Yes, bots being >50% of all traffic is bonkers, but at the same time I'm increasingly becoming convinced that bot defenses are (largely? equally? also?) harmful to the overall ecosystem.
Everything bot detection relies on is basically ossification: TLS fingerprinting, protocol offering and preference, HTTP header presence and ordering, ...
Assuming / enforcing those is overall bad for the web, and all browsers and clients should really grease all of that.
It's not >50%, it's >98% and still getting worse.
What @sandro said: either remove all even a bit load-causing open interfaces, or be down as long as the scrapers try to scrape. E.g. no normal site visitor would ever try to diff every version of a file in some web accessible repo against every other version; they'd diff once or twice, not in short succession, and would be done.
I've given up in a few cases and made things non-public so at least plain html can stay available.

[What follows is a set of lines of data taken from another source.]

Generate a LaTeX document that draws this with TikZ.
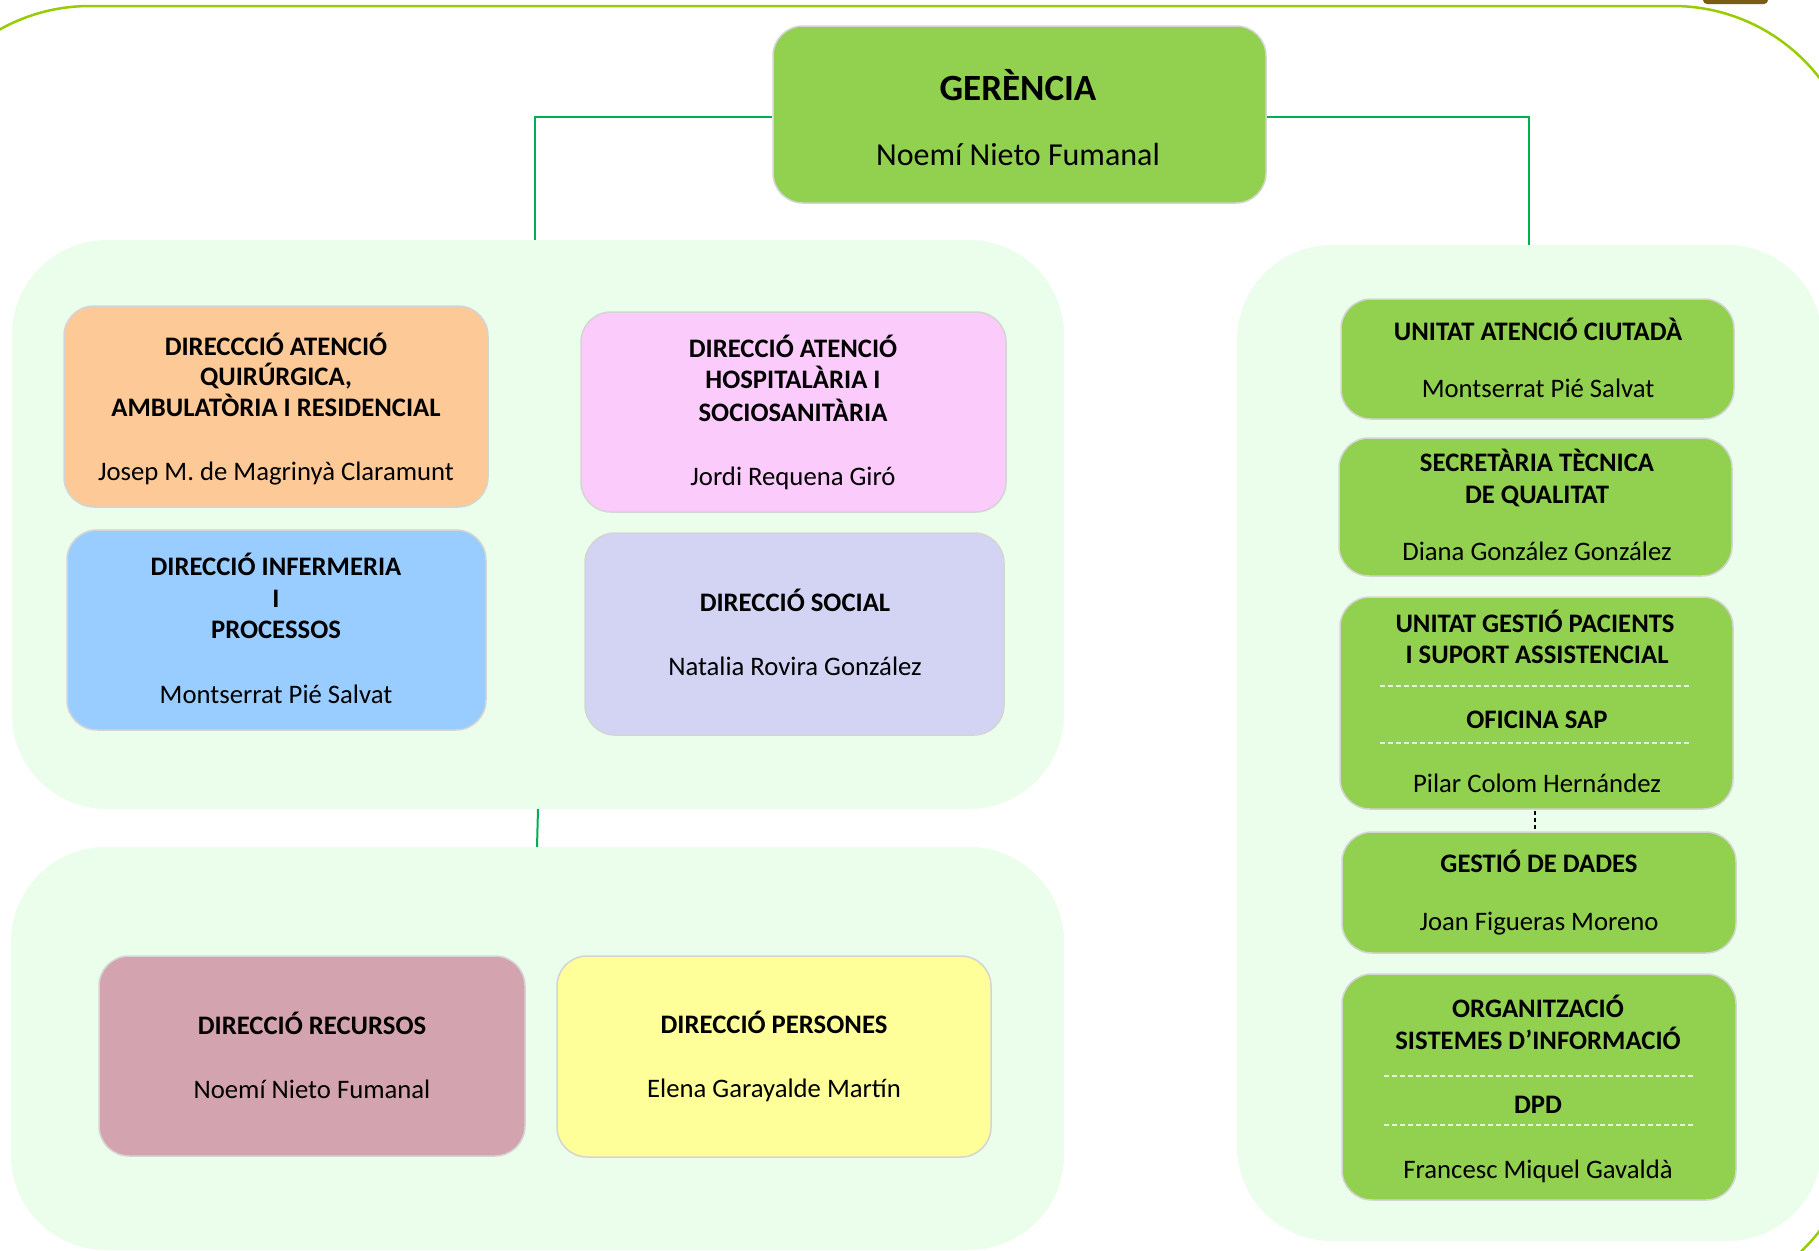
\documentclass[tikz,border=0pt]{standalone}
\usepackage{fontspec}
\setmainfont{Carlito}
\definecolor{frameline}{HTML}{99CC00}
\definecolor{conngreen}{HTML}{00B050}
\definecolor{panelbg}{HTML}{EBFDEB}
\definecolor{boxgreen}{HTML}{92D050}
\definecolor{boxorange}{HTML}{FDC996}
\definecolor{boxpink}{HTML}{FBCBFB}
\definecolor{boxblue}{HTML}{99CCFF}
\definecolor{boxlav}{HTML}{D3D4F3}
\definecolor{boxrose}{HTML}{D4A3B0}
\definecolor{boxyellow}{HTML}{FFFF99}
\definecolor{boxline}{HTML}{D4D4D4}
\definecolor{sepcol}{HTML}{E4F2DA}
\definecolor{logobrown}{HTML}{7A5C12}
\begin{document}
\begin{tikzpicture}[x=1pt,y=-1pt,
  box/.style={draw=boxline, line width=1.5pt, rounded corners=30pt, inner sep=0pt},
  panel/.style={fill=panelbg, draw=none, inner sep=0pt},
  ttl/.style={anchor=base, font=\fontsize{26.7}{31}\selectfont\bfseries, inner sep=0pt},
  nm/.style={anchor=base, font=\fontsize{26.7}{31}\selectfont, inner sep=0pt},
  conn/.style={draw=conngreen, line width=2pt},
  sep/.style={draw=sepcol, line width=1.3pt, dash pattern=on 5pt off 3pt}]
\useasboundingbox (0,0) rectangle (1819,1250);
\clip (0,0) rectangle (1819,1250);
\fill[white] (0,0) rectangle (1819,1250);
% outer frame
\draw[frameline, line width=2.5pt, rounded corners=185pt] (-95,6) rectangle (1858,1303);
\fill[logobrown, rounded corners=4pt] (1703,-10) rectangle (1768,4);
% panels
\node[panel, rounded corners=95pt, minimum width=1052pt, minimum height=569pt] (p1) at (538,524.5) {};
\node[panel, rounded corners=95pt, minimum width=1053pt, minimum height=403pt] (p2) at (537.5,1048.5) {};
\node[panel, rounded corners=95pt, minimum width=585pt, minimum height=996pt] (p3) at (1529.5,743) {};
% boxes
\node[box, fill=boxgreen, minimum width=493pt, minimum height=177pt] (ger) at (1019.5,114.5) {};
\node[box, fill=boxorange, minimum width=424pt, minimum height=201pt] (ba) at (276,406.5) {};
\node[box, fill=boxpink, minimum width=425pt, minimum height=200pt] (bb) at (793.5,412) {};
\node[box, fill=boxblue, minimum width=419pt, minimum height=200pt] (bc) at (276.5,630) {};
\node[box, fill=boxlav, minimum width=419pt, minimum height=202pt] (bd) at (794.5,634) {};
\node[box, fill=boxrose, minimum width=426pt, minimum height=200pt] (be) at (312,1056) {};
\node[box, fill=boxyellow, minimum width=434pt, minimum height=201pt] (bf) at (774,1056.5) {};
\node[box, fill=boxgreen, minimum width=393pt, minimum height=120pt] (r1) at (1537.5,359) {};
\node[box, fill=boxgreen, minimum width=393pt, minimum height=138pt] (r2) at (1535.5,507) {};
\node[box, fill=boxgreen, minimum width=393pt, minimum height=212pt] (r3) at (1536.5,703) {};
\node[box, fill=boxgreen, minimum width=394pt, minimum height=121pt] (r4) at (1539,892.5) {};
\node[box, fill=boxgreen, minimum width=394pt, minimum height=226pt] (r5) at (1539,1087) {};
% connectors
\coordinate (c1) at (535,240);
\coordinate (c2) at (1529,245);
\coordinate (c3) at (538,809);
\coordinate (c4) at (537,847);
\draw[conn] ([yshift=-2.5pt]ger.west) -| (c1);
\draw[conn] ([yshift=-2.5pt]ger.east) -| (c2);
\draw[conn] (c3) -- (c4);
\draw[black, line width=1.5pt, dash pattern=on 4pt off 3pt] (1535,811) -- (1535,831);
% separators
\draw[sep] (1380,686) -- (1690,686);
\draw[sep] (1380,743) -- (1690,743);
\draw[sep] (1384,1076) -- (1694,1076);
\draw[sep] (1384,1125) -- (1694,1125);
% texts
\node[ttl, font=\fontsize{37}{42}\selectfont\bfseries] (g1) at (1018,100) {GERÈNCIA};
\node[nm, font=\fontsize{32}{38}\selectfont] (g2) at (1018,165) {Noemí Nieto Fumanal};
\node[ttl] (a1) at (276,355) {DIRECCCIÓ ATENCIÓ};
\node[ttl] (a2) at (276,385) {QUIRÚRGICA,};
\node[ttl] (a3) at (276,416) {AMBULATÒRIA I RESIDENCIAL};
\node[nm] (a4) at (276,480) {Josep M. de Magrinyà Claramunt};
\node[ttl] (b1) at (793,357) {DIRECCIÓ ATENCIÓ};
\node[ttl] (b2) at (793,388) {HOSPITALÀRIA I};
\node[ttl] (b3) at (793,421) {SOCIOSANITÀRIA};
\node[nm] (b4) at (793,485) {Jordi Requena Giró};
\node[ttl] (cc1) at (276,575) {DIRECCIÓ INFERMERIA};
\node[ttl] (cc2) at (276,607) {I};
\node[ttl] (cc3) at (276,638) {PROCESSOS};
\node[nm] (cc4) at (276,703) {Montserrat Pié Salvat};
\node[ttl] (d1) at (795,611) {DIRECCIÓ SOCIAL};
\node[nm] (d2) at (795,675) {Natalia Rovira González};
\node[ttl] (e1) at (312,1034) {DIRECCIÓ RECURSOS};
\node[nm] (e2) at (312,1098) {Noemí Nieto Fumanal};
\node[ttl] (f1) at (774,1033) {DIRECCIÓ PERSONES};
\node[nm] (f2) at (774,1097) {Elena Garayalde Martín};
\node[ttl] (s1) at (1538,340) {UNITAT ATENCIÓ CIUTADÀ};
\node[nm] (s2) at (1538,397) {Montserrat Pié Salvat};
\node[ttl] (t1) at (1537,471) {SECRETÀRIA TÈCNICA};
\node[ttl] (t2) at (1537,503) {DE QUALITAT};
\node[nm] (t3) at (1537,560) {Diana González González};
\node[ttl] (u1) at (1535,632) {UNITAT GESTIÓ PACIENTS};
\node[ttl] (u2) at (1537,663) {I SUPORT ASSISTENCIAL};
\node[ttl] (u3) at (1537,728) {OFICINA SAP};
\node[nm] (u4) at (1537,792) {Pilar Colom Hernández};
\node[ttl] (v1) at (1539,872) {GESTIÓ DE DADES};
\node[nm] (v2) at (1539,930) {Joan Figueras Moreno};
\node[ttl] (w1) at (1538,1017) {ORGANITZACIÓ};
\node[ttl] (w2) at (1538,1049) {SISTEMES D’INFORMACIÓ};
\node[ttl] (w3) at (1538,1113) {DPD};
\node[nm] (w4) at (1538,1178) {Francesc Miquel Gavaldà};
\end{tikzpicture}
\end{document}
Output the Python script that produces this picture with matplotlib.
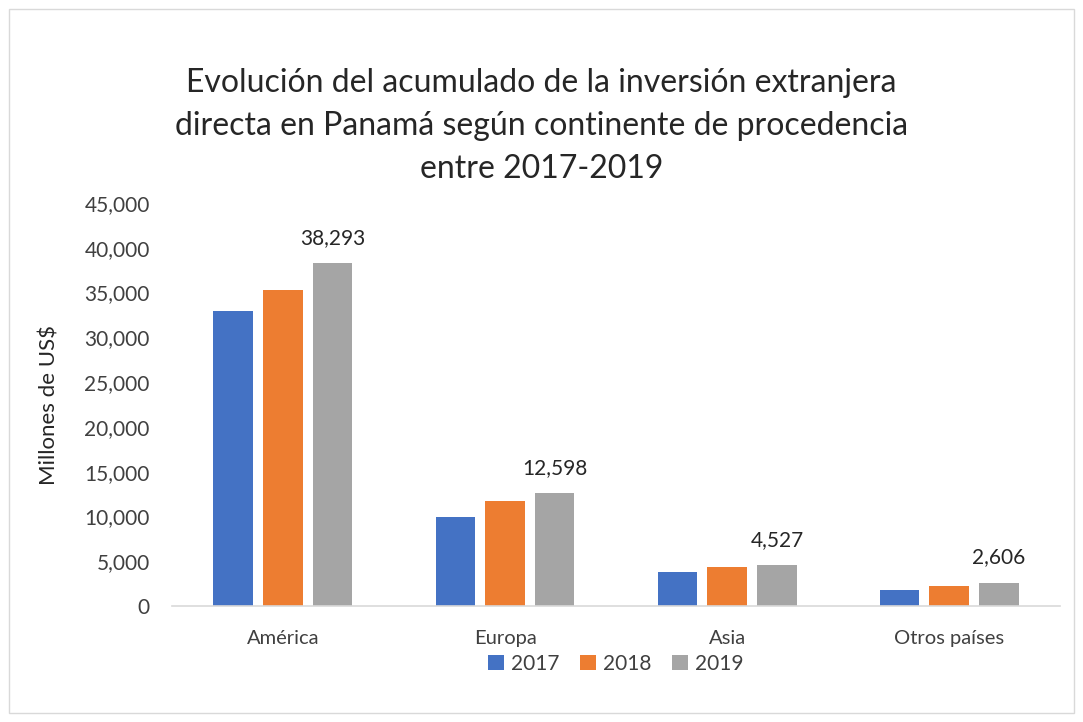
import matplotlib.pyplot as plt
import numpy as np
from matplotlib.patches import Rectangle

plt.rcParams['font.family'] = ['Lato', 'DejaVu Sans']

categories = ['América', 'Europa', 'Asia', 'Otros países']
years = ['2017', '2018', '2019']
v2017 = [32980, 9950, 3850, 1800]
v2018 = [35270, 11750, 4400, 2200]
v2019 = [38293, 12598, 4527, 2606]
colors = ['#4472C4', '#ED7D31', '#A5A5A5']

fig = plt.figure(figsize=(10.83, 7.22), dpi=100)
ax = fig.add_axes([0.1588, 0.1607, 0.82, 0.5581])

x = np.arange(len(categories))
step = 0.225
width = 0.176
series = [v2017, v2018, v2019]
for i, vals in enumerate(series):
    bars = ax.bar(x + (i - 1) * step, vals, width, color=colors[i], label=years[i])
    if i == 2:
        for b, v in zip(bars, vals):
            ax.annotate(f'{v:,}', (b.get_x() + b.get_width() / 2, v),
                        xytext=(0, 11), textcoords='offset points',
                        ha='center', va='bottom', fontsize=15, color='#262626')

ax.set_xlim(-0.5, 3.5)
ax.set_ylim(0, 45000)
ax.set_yticks(range(0, 45001, 5000))
ax.set_yticklabels([f'{t:,}' for t in range(0, 45001, 5000)])
ax.set_xticks(x)
ax.set_xticklabels(categories)
ax.tick_params(axis='x', length=0, labelsize=14.5, colors='#404040', pad=17)
ax.tick_params(axis='y', length=0, labelsize=15, colors='#404040', pad=16)
for s in ['top', 'right', 'left']:
    ax.spines[s].set_visible(False)
ax.spines['bottom'].set_color('#D9D9D9')
ax.spines['bottom'].set_linewidth(1.2)

ax.set_ylabel('Millones de US$', fontsize=16, color='#262626', labelpad=18)

fig.text(0.5, 0.745, 'Evolución del acumulado de la inversión extranjera\n'
         'directa en Panamá según continente de procedencia\nentre 2017-2019',
         ha='center', va='bottom', fontsize=23, color='#262626', linespacing=1.55)

ax.legend(loc='upper center', bbox_to_anchor=(0.5, -0.072), ncol=3, frameon=False,
          fontsize=15, handlelength=0.75, handleheight=0.75, columnspacing=1.0,
          handletextpad=0.35, labelcolor='#404040')

fig.patches.append(Rectangle((0.008, 0.012), 0.984, 0.976, transform=fig.transFigure,
                             fill=False, edgecolor='#D9D9D9', linewidth=1))

fig.savefig('out.png', dpi=100)
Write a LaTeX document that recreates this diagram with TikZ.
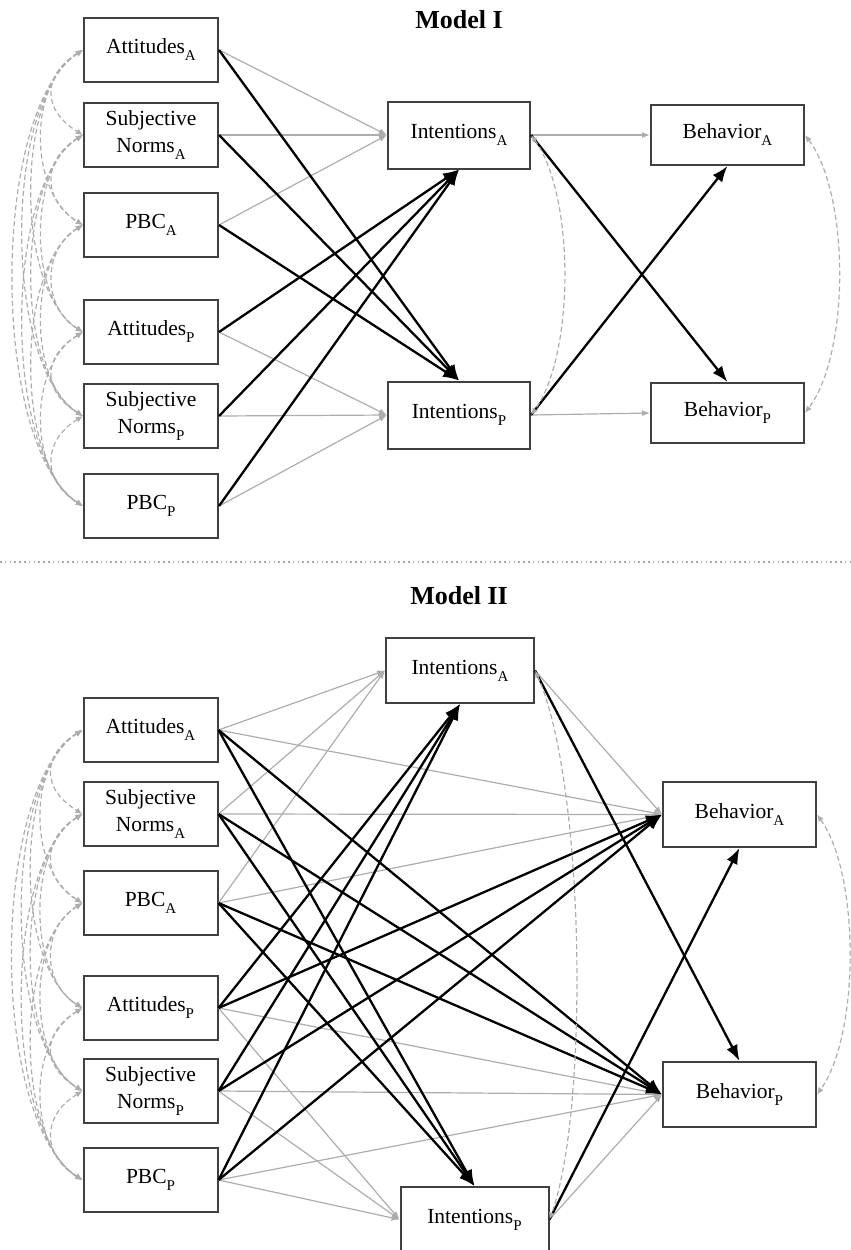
\documentclass[tikz,border=0pt]{standalone}
\usepackage{fontspec}
\setmainfont{Liberation Serif}
\usetikzlibrary{arrows.meta}
\newcommand{\sbs}[1]{\raisebox{-3.5pt}{\fontsize{7.5}{8}\selectfont #1}}
\begin{document}
\begin{tikzpicture}[x=0.5pt,y=-0.5pt,
  box/.style={draw=black!75,line width=1pt,fill=white,inner sep=1pt,align=center,font=\fontsize{10.75}{13.5}\selectfont},
  lbox/.style={box,minimum width=67pt,minimum height=32pt},
  ibox/.style={box,minimum width=71pt,minimum height=33.5pt},
  bbox/.style={box,minimum width=76.5pt,minimum height=30pt},
  jbox/.style={box,minimum width=74pt,minimum height=32.5pt},
  cbox/.style={box,minimum width=76.5pt,minimum height=32.5pt},
  gar/.style={draw=black!32,line width=0.6pt,-{Latex[length=4pt,width=3pt]}},
  bar/.style={draw=black,line width=1.15pt,-{Latex[length=8pt,width=6pt]}},
  cov/.style={draw=black!32,line width=0.6pt,dash pattern=on 2.5pt off 1.5pt,{Latex[length=3.5pt,width=3pt]}-{Latex[length=3.5pt,width=3pt]}},
  ttl/.style={font=\bfseries\fontsize{13}{15}\selectfont}]
\useasboundingbox (0,0) rectangle (851,1250);

% ---------------- Model I ----------------
\node[ttl] (t1) at (459,20) {Model I};
\node[lbox] (l1) at (151,50) {Attitudes\sbs{A}};
\node[lbox] (l2) at (151,135) {Subjective\\Norms\sbs{A}};
\node[lbox] (l3) at (151,225) {PBC\sbs{A}};
\node[lbox] (l4) at (151,332) {Attitudes\sbs{P}};
\node[lbox] (l5) at (151,416) {Subjective\\Norms\sbs{P}};
\node[lbox] (l6) at (151,506) {PBC\sbs{P}};
\node[ibox] (ia) at (459,135) {Intentions\sbs{A}};
\node[ibox] (ip) at (459,415) {Intentions\sbs{P}};
\node[bbox] (ba) at (727.5,135) {Behavior\sbs{A}};
\node[bbox] (bp) at (727.5,413) {Behavior\sbs{P}};

\foreach \s in {1,2,3} {\draw[gar] (l\s.east) -- (ia.west);}
\foreach \s in {4,5,6} {\draw[gar] (l\s.east) -- (ip.west);}
\draw[gar] (ia.east) -- (ba.west);
\draw[gar] (ip.east) -- (bp.west);
\foreach \s in {1,2,3} {\draw[bar] (l\s.east) -- (ip.north);}
\foreach \s in {4,5,6} {\draw[bar] (l\s.east) -- (ia.south);}
\draw[bar] (ia.east) -- (bp.north);
\draw[bar] (ip.east) -- (ba.south);

\foreach \i/\j/\d/\c in {1/2/41/25,2/3/41/25,3/4/41/25,4/5/41/25,5/6/41/25,
  1/3/55/33,2/4/55/33,3/5/55/33,4/6/55/33,
  1/4/68/42,2/5/68/42,3/6/68/42,
  1/5/80/50,2/6/80/50,
  1/6/93/60}
  {\draw[cov] (l\i.west) .. controls +(-\d,\c) and +(-\d,-\c) .. (l\j.west);}
\draw[cov] (ia.east) .. controls +(44,60) and +(44,-60) .. (ip.east);
\draw[cov] (ba.east) .. controls +(45,60) and +(45,-60) .. (bp.east);

% separator
\coordinate (s1) at (0,562);
\coordinate (s2) at (851,562);
\draw[black!35,line width=0.6pt,dash pattern=on 0.8pt off 1.6pt] (s1) -- (s2);

% ---------------- Model II ----------------
\node[ttl] (t2) at (459,596) {Model II};
\node[lbox] (m1) at (150.5,730) {Attitudes\sbs{A}};
\node[lbox] (m2) at (150.5,814) {Subjective\\Norms\sbs{A}};
\node[lbox] (m3) at (150.5,903) {PBC\sbs{A}};
\node[lbox] (m4) at (150.5,1008) {Attitudes\sbs{P}};
\node[lbox] (m5) at (150.5,1091) {Subjective\\Norms\sbs{P}};
\node[lbox] (m6) at (150.5,1180) {PBC\sbs{P}};
\node[jbox] (ja) at (460,670.5) {Intentions\sbs{A}};
\node[jbox] (jp) at (474.5,1219.5) {Intentions\sbs{P}};
\node[cbox] (ca) at (739.5,814.5) {Behavior\sbs{A}};
\node[cbox] (cp) at (739.5,1094.5) {Behavior\sbs{P}};

\foreach \s in {1,2,3} {\draw[gar] (m\s.east) -- (ja.west); \draw[gar] (m\s.east) -- (ca.west);}
\foreach \s in {4,5,6} {\draw[gar] (m\s.east) -- (jp.west); \draw[gar] (m\s.east) -- (cp.west);}
\draw[gar] (ja.east) -- (ca.west);
\draw[gar] (jp.east) -- (cp.west);
\foreach \s in {1,2,3} {\draw[bar] (m\s.east) -- (jp.north); \draw[bar] (m\s.east) -- (cp.west);}
\foreach \s in {4,5,6} {\draw[bar] (m\s.east) -- (ja.south); \draw[bar] (m\s.east) -- (ca.west);}
\draw[bar] (ja.east) -- (cp.north);
\draw[bar] (jp.east) -- (ca.south);

\foreach \i/\j/\d/\c in {1/2/41/25,2/3/41/25,3/4/41/25,4/5/41/25,5/6/41/25,
  1/3/55/33,2/4/55/33,3/5/55/33,4/6/55/33,
  1/4/68/42,2/5/68/42,3/6/68/42,
  1/5/80/50,2/6/80/50,
  1/6/93/60}
  {\draw[cov] (m\i.west) .. controls +(-\d,\c) and +(-\d,-\c) .. (m\j.west);}
\draw[cov] (ja.east) .. controls +(50,110) and +(40,-110) .. (jp.east);
\draw[cov] (ca.east) .. controls +(43,60) and +(43,-60) .. (cp.east);
\end{tikzpicture}
\end{document}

@spz @sandro I sympathize, and I certainly let any admin choose what works for them. (I do think behavioral defenses and reputation scores have a better chance there than, say, static client fingerprinting.). I'm just pondering that it's a losing battle that negatively impacts the open web.
(There are analogies to how spam protections and the rules set by the big handful of providers nowadays make running a mail server so much harder.)
What would be practical would be not to filter the visitors much (except IP address range bans, which are dirt cheap, comparably), but to filter on load: load gets too high, visitors only get 418 (or if less peeved, 503) telling you that AI scrapers suck and to come back when the stampede has left for other victims.
Do you (or anyone else) know if there's an Apache module to do that?